:: Exercise task ::
Pictures are not part of the copy. Retype the lines from the first one through the line that contains "return (H - B - py) / ph".

··········

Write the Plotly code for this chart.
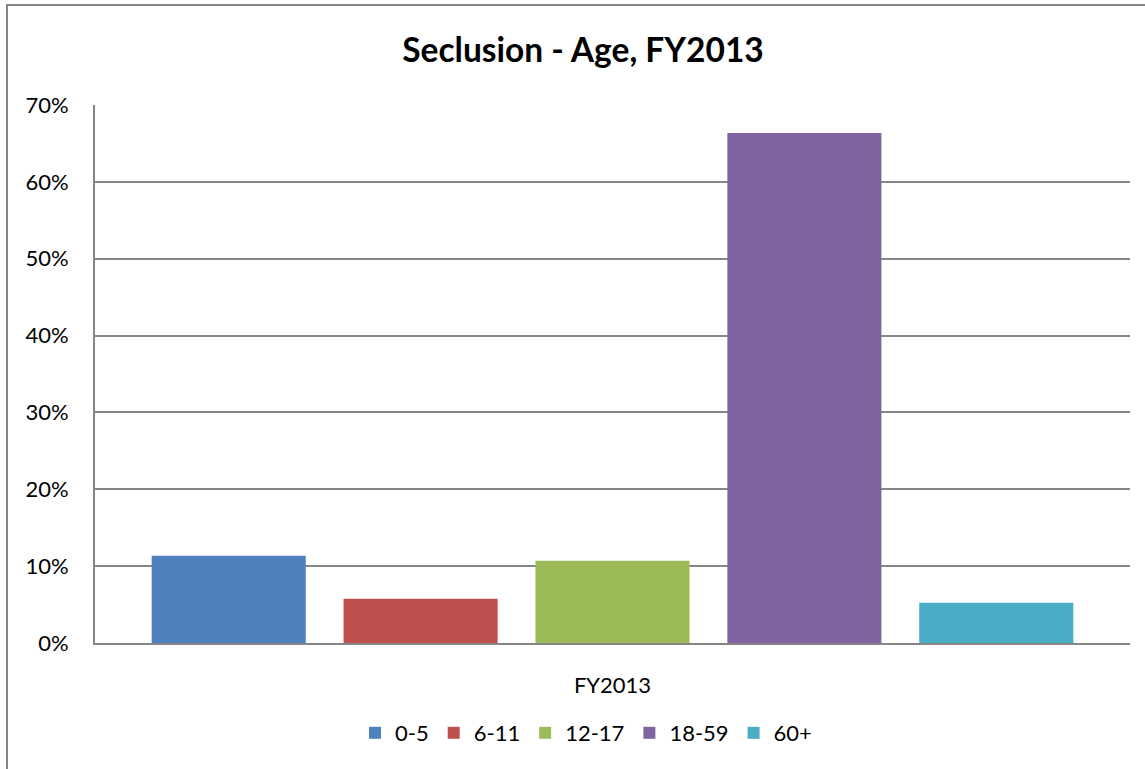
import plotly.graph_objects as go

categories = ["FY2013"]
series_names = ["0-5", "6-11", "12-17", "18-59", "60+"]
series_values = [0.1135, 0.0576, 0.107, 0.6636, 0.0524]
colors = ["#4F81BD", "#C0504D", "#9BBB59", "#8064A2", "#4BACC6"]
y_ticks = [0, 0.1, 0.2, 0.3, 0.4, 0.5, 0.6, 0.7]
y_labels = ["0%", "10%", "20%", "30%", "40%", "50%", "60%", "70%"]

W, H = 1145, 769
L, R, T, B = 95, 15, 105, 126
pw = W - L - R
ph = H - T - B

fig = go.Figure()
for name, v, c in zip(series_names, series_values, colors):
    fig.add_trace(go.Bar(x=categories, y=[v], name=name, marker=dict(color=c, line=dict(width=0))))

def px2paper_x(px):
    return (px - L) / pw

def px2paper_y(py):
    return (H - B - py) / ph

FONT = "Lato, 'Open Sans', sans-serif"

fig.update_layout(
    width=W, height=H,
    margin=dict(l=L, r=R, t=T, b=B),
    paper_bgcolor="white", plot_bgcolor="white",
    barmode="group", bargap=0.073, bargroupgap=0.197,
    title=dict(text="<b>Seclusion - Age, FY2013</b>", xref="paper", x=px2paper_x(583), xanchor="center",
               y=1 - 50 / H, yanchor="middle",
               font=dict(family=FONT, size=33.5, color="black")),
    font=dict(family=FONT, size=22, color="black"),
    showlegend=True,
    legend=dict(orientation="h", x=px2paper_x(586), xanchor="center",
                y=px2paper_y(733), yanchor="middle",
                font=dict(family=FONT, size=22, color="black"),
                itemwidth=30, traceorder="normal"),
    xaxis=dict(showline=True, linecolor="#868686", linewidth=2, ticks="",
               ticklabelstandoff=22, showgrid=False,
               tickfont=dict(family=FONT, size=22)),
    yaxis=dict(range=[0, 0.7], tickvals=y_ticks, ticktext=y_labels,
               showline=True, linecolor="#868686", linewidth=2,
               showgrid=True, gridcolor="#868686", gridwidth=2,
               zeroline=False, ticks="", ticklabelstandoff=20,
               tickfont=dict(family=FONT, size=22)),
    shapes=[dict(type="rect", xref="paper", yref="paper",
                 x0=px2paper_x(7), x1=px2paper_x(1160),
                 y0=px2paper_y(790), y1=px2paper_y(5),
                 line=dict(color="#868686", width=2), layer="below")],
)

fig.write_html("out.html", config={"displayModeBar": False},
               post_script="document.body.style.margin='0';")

··········

:: Output for this task ::
Write the Plotly code for this chart.
import plotly.graph_objects as go

categories = ["FY2013"]
series_names = ["0-5", "6-11", "12-17", "18-59", "60+"]
series_values = [0.1135, 0.0576, 0.107, 0.6636, 0.0524]
colors = ["#4F81BD", "#C0504D", "#9BBB59", "#8064A2", "#4BACC6"]
y_ticks = [0, 0.1, 0.2, 0.3, 0.4, 0.5, 0.6, 0.7]
y_labels = ["0%", "10%", "20%", "30%", "40%", "50%", "60%", "70%"]

W, H = 1145, 769
L, R, T, B = 95, 15, 105, 126
pw = W - L - R
ph = H - T - B

fig = go.Figure()
for name, v, c in zip(series_names, series_values, colors):
    fig.add_trace(go.Bar(x=categories, y=[v], name=name, marker=dict(color=c, line=dict(width=0))))

def px2paper_x(px):
    return (px - L) / pw

def px2paper_y(py):
    return (H - B - py) / ph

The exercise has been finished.